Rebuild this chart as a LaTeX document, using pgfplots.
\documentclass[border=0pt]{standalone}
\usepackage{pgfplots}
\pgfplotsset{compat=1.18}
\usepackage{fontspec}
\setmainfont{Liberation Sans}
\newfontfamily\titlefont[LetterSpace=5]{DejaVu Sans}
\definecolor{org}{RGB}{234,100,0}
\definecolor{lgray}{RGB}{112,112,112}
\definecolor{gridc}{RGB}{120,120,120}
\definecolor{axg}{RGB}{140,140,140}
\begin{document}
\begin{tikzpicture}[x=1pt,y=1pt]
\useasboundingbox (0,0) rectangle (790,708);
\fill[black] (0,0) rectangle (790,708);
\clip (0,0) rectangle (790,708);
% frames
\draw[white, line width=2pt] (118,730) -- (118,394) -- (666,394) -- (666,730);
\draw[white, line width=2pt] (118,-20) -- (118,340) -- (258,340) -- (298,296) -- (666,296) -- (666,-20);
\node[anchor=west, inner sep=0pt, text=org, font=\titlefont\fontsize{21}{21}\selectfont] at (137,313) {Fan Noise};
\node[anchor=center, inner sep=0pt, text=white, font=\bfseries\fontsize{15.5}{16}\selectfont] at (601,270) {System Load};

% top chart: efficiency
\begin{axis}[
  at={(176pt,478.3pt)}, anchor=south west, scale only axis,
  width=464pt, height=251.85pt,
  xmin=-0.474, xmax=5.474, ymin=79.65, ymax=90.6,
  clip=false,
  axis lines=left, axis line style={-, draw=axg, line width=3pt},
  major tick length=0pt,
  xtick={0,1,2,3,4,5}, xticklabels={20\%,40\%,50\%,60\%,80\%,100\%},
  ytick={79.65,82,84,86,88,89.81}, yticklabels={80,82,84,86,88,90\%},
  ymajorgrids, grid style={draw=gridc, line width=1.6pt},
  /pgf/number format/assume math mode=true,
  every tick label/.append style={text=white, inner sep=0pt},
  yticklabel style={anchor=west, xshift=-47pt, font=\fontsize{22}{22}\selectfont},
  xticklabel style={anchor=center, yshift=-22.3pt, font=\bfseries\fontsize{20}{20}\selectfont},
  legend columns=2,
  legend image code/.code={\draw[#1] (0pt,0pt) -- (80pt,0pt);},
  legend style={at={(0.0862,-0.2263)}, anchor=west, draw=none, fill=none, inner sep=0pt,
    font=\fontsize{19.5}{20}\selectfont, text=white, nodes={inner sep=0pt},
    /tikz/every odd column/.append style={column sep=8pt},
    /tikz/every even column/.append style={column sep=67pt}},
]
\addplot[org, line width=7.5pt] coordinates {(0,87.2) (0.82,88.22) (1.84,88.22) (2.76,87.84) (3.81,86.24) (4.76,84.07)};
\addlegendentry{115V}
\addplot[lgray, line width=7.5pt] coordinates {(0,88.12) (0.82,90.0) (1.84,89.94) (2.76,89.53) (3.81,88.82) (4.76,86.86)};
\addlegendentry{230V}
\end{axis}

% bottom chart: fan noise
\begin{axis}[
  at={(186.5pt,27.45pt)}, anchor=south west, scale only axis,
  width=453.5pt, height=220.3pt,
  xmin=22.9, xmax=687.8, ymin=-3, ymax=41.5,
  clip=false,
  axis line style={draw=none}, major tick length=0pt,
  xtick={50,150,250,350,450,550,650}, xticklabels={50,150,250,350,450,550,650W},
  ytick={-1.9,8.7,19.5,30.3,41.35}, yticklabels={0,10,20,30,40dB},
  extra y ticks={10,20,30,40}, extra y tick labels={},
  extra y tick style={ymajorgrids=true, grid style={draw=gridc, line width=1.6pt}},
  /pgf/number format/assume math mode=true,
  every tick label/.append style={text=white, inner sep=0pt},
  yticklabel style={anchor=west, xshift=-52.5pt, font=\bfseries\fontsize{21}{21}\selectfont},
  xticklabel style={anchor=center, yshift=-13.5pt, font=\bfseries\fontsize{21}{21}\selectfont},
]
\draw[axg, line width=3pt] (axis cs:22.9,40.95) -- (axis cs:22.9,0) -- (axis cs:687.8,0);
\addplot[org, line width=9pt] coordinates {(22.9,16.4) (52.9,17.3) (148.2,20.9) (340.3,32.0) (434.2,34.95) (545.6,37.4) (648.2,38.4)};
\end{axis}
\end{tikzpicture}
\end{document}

----

> [EXERCISE BRIEF]: Retype the material above, line by line, exactly.

> [RESULT BELOW]:
Rebuild this chart as a LaTeX document, using pgfplots.
\documentclass[border=0pt]{standalone}
\usepackage{pgfplots}
\pgfplotsset{compat=1.18}
\usepackage{fontspec}
\setmainfont{Liberation Sans}
\newfontfamily\titlefont[LetterSpace=5]{DejaVu Sans}
\definecolor{org}{RGB}{234,100,0}
\definecolor{lgray}{RGB}{112,112,112}
\definecolor{gridc}{RGB}{120,120,120}
\definecolor{axg}{RGB}{140,140,140}
\begin{document}
\begin{tikzpicture}[x=1pt,y=1pt]
\useasboundingbox (0,0) rectangle (790,708);
\fill[black] (0,0) rectangle (790,708);
\clip (0,0) rectangle (790,708);
% frames
\draw[white, line width=2pt] (118,730) -- (118,394) -- (666,394) -- (666,730);
\draw[white, line width=2pt] (118,-20) -- (118,340) -- (258,340) -- (298,296) -- (666,296) -- (666,-20);
\node[anchor=west, inner sep=0pt, text=org, font=\titlefont\fontsize{21}{21}\selectfont] at (137,313) {Fan Noise};
\node[anchor=center, inner sep=0pt, text=white, font=\bfseries\fontsize{15.5}{16}\selectfont] at (601,270) {System Load};

% top chart: efficiency
\begin{axis}[
  at={(176pt,478.3pt)}, anchor=south west, scale only axis,
  width=464pt, height=251.85pt,
  xmin=-0.474, xmax=5.474, ymin=79.65, ymax=90.6,
  clip=false,
  axis lines=left, axis line style={-, draw=axg, line width=3pt},
  major tick length=0pt,
  xtick={0,1,2,3,4,5}, xticklabels={20\%,40\%,50\%,60\%,80\%,100\%},
  ytick={79.65,82,84,86,88,89.81}, yticklabels={80,82,84,86,88,90\%},
  ymajorgrids, grid style={draw=gridc, line width=1.6pt},
  /pgf/number format/assume math mode=true,
  every tick label/.append style={text=white, inner sep=0pt},
  yticklabel style={anchor=west, xshift=-47pt, font=\fontsize{22}{22}\selectfont},
  xticklabel style={anchor=center, yshift=-22.3pt, font=\bfseries\fontsize{20}{20}\selectfont},
  legend columns=2,
  legend image code/.code={\draw[#1] (0pt,0pt) -- (80pt,0pt);},
  legend style={at={(0.0862,-0.2263)}, anchor=west, draw=none, fill=none, inner sep=0pt,
    font=\fontsize{19.5}{20}\selectfont, text=white, nodes={inner sep=0pt},
    /tikz/every odd column/.append style={column sep=8pt},
    /tikz/every even column/.append style={column sep=67pt}},
]
\addplot[org, line width=7.5pt] coordinates {(0,87.2) (0.82,88.22) (1.84,88.22) (2.76,87.84) (3.81,86.24) (4.76,84.07)};
\addlegendentry{115V}
\addplot[lgray, line width=7.5pt] coordinates {(0,88.12) (0.82,90.0) (1.84,89.94) (2.76,89.53) (3.81,88.82) (4.76,86.86)};
\addlegendentry{230V}
\end{axis}

% bottom chart: fan noise
\begin{axis}[
  at={(186.5pt,27.45pt)}, anchor=south west, scale only axis,
  width=453.5pt, height=220.3pt,
  xmin=22.9, xmax=687.8, ymin=-3, ymax=41.5,
  clip=false,
  axis line style={draw=none}, major tick length=0pt,
  xtick={50,150,250,350,450,550,650}, xticklabels={50,150,250,350,450,550,650W},
  ytick={-1.9,8.7,19.5,30.3,41.35}, yticklabels={0,10,20,30,40dB},
  extra y ticks={10,20,30,40}, extra y tick labels={},
  extra y tick style={ymajorgrids=true, grid style={draw=gridc, line width=1.6pt}},
  /pgf/number format/assume math mode=true,
  every tick label/.append style={text=white, inner sep=0pt},
  yticklabel style={anchor=west, xshift=-52.5pt, font=\bfseries\fontsize{21}{21}\selectfont},
  xticklabel style={anchor=center, yshift=-13.5pt, font=\bfseries\fontsize{21}{21}\selectfont},
]
\draw[axg, line width=3pt] (axis cs:22.9,40.95) -- (axis cs:22.9,0) -- (axis cs:687.8,0);
\addplot[org, line width=9pt] coordinates {(22.9,16.4) (52.9,17.3) (148.2,20.9) (340.3,32.0) (434.2,34.95) (545.6,37.4) (648.2,38.4)};
\end{axis}
\end{tikzpicture}
\end{document}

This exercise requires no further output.